Itsy-Bitsy Galaxy

June 2, 2004 | German astronomers have identified the dimmest galaxy ever seen. It probably contains a mere one million stars, spread out over an area 3,000 light years wide. According to Daniel Zucker (Max Planck Institute for Astronomy, Heidelberg, Germany), this is "a singularly unimpressive galaxy."

The new record holder is a dwarf companion of the Andromeda Galaxy, 2.5 million light-years away. Zucker and his colleague Eric Bell detected Andromeda IX, as it is called, as a slight overdensity of stars in images from the Sloan Digital Sky Survey. They presented their results at this week's meeting of the American Astronomical Society in Denver, Colorado.

Bell says there could be more of these ultra-faint satellites hiding out there, with even lower surface brightness. That would be good news for cosmologists. Current theories about galaxy formation predict many more small satellite galaxies than are actually being observed.


Maunder Mysteries

June 2, 2004 | The "Little Ice Age" that froze the northern hemisphere in the late 17th century coincided with a period of extreme solar inactivity known as the Maunder Minimum. Climatologists have often wondered whether the two had any connection. If so, it's up to astronomers to determine if the Sun might undergo such a minimum again. To answer that question, they are studying other Sun-like stars to see if other objects regularly undergo Maunder Minima of their own. One group presented its results this week in a poster presentation at the AAS meeting.

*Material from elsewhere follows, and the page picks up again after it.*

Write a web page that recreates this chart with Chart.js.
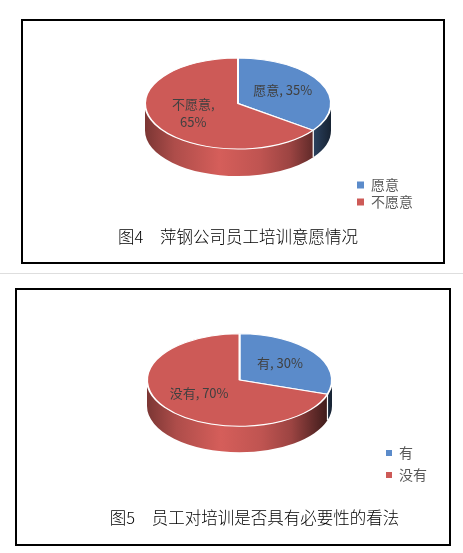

Using their observatory's 1.1-meter telescope, Lowell astronomers Jeffrey C. Hall and G. Wesley Lockwood checked various stars for magnetic activity variations by measuring the brightness of calcium emission lines in the stellar spectra. They found that many Sun-like stars show no sign of cyclic activity over periods of 6 to 9 years, suggesting possible minima. They also found the same stars have widely varying, constant magnetic activity. Thus it isn't clear if the stars they observe are undergoing true "minima."